**TASK TO CARRY OUT**:
Return, exactly as written, every line from the first line of the data below through the line that contains "(0,0) rectangle (1451,1027);".

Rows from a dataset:
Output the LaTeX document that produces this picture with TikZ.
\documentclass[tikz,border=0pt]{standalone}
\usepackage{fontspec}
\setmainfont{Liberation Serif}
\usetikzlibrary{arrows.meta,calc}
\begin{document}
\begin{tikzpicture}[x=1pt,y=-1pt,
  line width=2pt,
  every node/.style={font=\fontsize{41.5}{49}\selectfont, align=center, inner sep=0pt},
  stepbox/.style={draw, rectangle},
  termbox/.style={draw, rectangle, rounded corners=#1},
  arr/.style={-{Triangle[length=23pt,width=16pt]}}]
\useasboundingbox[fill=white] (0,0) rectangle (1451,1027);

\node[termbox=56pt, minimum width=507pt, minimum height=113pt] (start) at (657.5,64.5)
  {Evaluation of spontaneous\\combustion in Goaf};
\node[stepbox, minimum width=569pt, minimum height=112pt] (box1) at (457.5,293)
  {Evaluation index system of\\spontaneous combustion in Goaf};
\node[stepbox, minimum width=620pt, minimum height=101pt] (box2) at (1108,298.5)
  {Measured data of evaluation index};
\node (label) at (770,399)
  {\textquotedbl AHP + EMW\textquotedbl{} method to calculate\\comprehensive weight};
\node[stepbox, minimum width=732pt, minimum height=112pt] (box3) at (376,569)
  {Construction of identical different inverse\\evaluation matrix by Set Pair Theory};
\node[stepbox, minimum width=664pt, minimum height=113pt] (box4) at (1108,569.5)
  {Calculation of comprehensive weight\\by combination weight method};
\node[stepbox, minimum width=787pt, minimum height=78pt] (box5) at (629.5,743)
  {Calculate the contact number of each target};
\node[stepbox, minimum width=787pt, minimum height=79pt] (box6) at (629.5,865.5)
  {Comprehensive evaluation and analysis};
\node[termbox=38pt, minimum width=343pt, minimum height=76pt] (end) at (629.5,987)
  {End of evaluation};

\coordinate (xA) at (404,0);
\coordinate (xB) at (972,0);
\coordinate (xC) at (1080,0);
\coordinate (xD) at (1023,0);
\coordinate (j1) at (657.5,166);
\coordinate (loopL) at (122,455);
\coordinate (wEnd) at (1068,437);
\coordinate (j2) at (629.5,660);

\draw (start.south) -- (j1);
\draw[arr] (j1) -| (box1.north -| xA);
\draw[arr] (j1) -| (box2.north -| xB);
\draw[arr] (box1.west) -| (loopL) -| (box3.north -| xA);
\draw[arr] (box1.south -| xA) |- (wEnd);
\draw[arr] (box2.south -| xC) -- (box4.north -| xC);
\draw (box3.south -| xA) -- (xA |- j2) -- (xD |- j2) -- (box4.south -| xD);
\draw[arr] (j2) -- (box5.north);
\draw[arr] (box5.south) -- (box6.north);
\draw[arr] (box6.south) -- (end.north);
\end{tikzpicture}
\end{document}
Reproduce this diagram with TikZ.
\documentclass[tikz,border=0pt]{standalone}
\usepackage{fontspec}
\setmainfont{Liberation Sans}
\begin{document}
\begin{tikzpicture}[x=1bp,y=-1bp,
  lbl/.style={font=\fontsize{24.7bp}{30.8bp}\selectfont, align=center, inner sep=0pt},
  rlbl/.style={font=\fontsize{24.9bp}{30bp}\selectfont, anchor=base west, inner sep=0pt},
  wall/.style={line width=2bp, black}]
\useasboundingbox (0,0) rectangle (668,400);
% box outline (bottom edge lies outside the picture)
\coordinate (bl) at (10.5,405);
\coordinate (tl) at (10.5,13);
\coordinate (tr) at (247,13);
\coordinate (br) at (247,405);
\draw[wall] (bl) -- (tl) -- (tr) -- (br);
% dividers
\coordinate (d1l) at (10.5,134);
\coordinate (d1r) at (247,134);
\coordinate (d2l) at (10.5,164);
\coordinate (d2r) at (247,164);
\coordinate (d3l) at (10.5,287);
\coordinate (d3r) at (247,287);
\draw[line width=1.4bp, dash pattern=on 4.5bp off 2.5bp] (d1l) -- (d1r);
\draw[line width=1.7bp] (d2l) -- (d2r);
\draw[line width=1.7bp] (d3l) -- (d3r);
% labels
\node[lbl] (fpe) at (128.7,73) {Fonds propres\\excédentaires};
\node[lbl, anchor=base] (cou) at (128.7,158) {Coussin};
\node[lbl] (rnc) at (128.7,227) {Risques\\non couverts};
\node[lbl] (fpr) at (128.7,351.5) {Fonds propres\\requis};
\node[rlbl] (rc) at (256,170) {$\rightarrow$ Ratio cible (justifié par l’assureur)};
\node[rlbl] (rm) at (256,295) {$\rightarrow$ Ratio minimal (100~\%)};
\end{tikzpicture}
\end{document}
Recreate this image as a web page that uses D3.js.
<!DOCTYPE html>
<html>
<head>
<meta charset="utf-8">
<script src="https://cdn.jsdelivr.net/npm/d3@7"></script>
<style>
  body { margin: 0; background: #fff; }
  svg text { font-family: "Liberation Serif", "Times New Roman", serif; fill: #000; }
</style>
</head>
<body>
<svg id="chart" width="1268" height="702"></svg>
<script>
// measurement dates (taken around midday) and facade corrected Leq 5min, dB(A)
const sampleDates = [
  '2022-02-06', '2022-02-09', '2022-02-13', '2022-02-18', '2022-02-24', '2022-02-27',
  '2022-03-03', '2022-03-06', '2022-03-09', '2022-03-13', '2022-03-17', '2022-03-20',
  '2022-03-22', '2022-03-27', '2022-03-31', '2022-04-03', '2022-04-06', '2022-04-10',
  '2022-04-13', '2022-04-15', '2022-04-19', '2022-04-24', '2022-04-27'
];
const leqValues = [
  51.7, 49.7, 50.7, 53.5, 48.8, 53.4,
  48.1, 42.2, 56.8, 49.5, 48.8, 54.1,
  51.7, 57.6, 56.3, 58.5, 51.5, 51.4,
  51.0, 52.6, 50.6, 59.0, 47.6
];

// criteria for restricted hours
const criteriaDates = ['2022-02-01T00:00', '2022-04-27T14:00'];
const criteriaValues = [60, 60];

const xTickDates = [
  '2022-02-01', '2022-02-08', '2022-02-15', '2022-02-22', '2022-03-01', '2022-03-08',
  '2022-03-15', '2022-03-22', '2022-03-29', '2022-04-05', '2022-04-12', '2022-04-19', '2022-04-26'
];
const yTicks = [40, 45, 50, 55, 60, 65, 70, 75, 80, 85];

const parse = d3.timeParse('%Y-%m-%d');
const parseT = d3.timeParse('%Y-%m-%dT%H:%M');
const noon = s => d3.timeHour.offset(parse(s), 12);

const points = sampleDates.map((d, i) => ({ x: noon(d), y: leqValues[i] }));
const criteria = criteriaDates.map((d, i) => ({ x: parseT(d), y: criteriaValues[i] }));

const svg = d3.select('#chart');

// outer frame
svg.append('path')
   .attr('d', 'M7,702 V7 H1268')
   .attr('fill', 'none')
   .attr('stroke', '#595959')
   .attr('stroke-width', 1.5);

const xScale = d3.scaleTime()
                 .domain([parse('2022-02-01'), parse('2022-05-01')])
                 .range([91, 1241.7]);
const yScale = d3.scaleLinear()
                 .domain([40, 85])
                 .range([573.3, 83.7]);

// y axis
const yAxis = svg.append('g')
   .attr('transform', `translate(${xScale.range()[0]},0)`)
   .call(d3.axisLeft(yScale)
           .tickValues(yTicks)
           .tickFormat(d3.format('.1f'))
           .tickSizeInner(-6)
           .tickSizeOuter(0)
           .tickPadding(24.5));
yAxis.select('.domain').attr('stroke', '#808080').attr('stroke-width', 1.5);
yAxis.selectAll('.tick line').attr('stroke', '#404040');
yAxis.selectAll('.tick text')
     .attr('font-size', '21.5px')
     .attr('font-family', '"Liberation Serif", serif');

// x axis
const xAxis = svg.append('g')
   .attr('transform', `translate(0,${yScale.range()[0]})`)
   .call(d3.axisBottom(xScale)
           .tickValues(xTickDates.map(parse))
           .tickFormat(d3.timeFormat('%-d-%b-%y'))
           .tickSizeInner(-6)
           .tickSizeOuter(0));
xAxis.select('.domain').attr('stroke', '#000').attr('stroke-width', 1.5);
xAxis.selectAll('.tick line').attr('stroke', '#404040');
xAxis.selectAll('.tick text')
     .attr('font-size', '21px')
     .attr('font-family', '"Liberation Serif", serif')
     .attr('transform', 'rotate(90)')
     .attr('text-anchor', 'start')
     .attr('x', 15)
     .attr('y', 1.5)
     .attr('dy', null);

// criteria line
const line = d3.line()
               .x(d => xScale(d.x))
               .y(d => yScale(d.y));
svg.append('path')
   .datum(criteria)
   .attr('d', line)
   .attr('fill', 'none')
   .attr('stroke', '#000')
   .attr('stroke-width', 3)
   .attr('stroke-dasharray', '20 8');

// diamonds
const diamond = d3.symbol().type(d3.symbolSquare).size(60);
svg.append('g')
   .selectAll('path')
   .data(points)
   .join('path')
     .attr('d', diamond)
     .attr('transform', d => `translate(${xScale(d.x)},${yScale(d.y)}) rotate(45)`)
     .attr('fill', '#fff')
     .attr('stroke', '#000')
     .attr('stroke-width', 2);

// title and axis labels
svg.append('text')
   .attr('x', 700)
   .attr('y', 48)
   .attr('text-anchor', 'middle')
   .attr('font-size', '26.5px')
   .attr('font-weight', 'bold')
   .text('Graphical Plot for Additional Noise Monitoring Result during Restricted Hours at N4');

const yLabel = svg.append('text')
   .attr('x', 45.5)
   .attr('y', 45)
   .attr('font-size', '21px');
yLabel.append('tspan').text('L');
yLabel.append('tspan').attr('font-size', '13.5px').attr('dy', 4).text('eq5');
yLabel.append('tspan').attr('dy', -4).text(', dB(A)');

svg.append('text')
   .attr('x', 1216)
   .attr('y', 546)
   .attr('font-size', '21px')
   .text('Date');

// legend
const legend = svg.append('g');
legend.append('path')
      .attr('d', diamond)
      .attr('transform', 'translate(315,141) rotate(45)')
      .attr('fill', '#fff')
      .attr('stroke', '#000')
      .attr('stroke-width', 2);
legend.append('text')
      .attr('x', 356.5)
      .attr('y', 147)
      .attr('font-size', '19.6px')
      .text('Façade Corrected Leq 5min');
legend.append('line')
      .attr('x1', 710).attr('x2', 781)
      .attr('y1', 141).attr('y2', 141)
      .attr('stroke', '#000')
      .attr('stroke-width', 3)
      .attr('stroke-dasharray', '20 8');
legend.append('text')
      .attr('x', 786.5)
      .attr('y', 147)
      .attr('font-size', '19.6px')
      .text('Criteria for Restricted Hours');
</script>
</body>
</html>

**EXERCISE OUTPUT**:
Output the LaTeX document that produces this picture with TikZ.
\documentclass[tikz,border=0pt]{standalone}
\usepackage{fontspec}
\setmainfont{Liberation Serif}
\usetikzlibrary{arrows.meta,calc}
\begin{document}
\begin{tikzpicture}[x=1pt,y=-1pt,
  line width=2pt,
  every node/.style={font=\fontsize{41.5}{49}\selectfont, align=center, inner sep=0pt},
  stepbox/.style={draw, rectangle},
  termbox/.style={draw, rectangle, rounded corners=#1},
  arr/.style={-{Triangle[length=23pt,width=16pt]}}]
\useasboundingbox[fill=white] (0,0) rectangle (1451,1027);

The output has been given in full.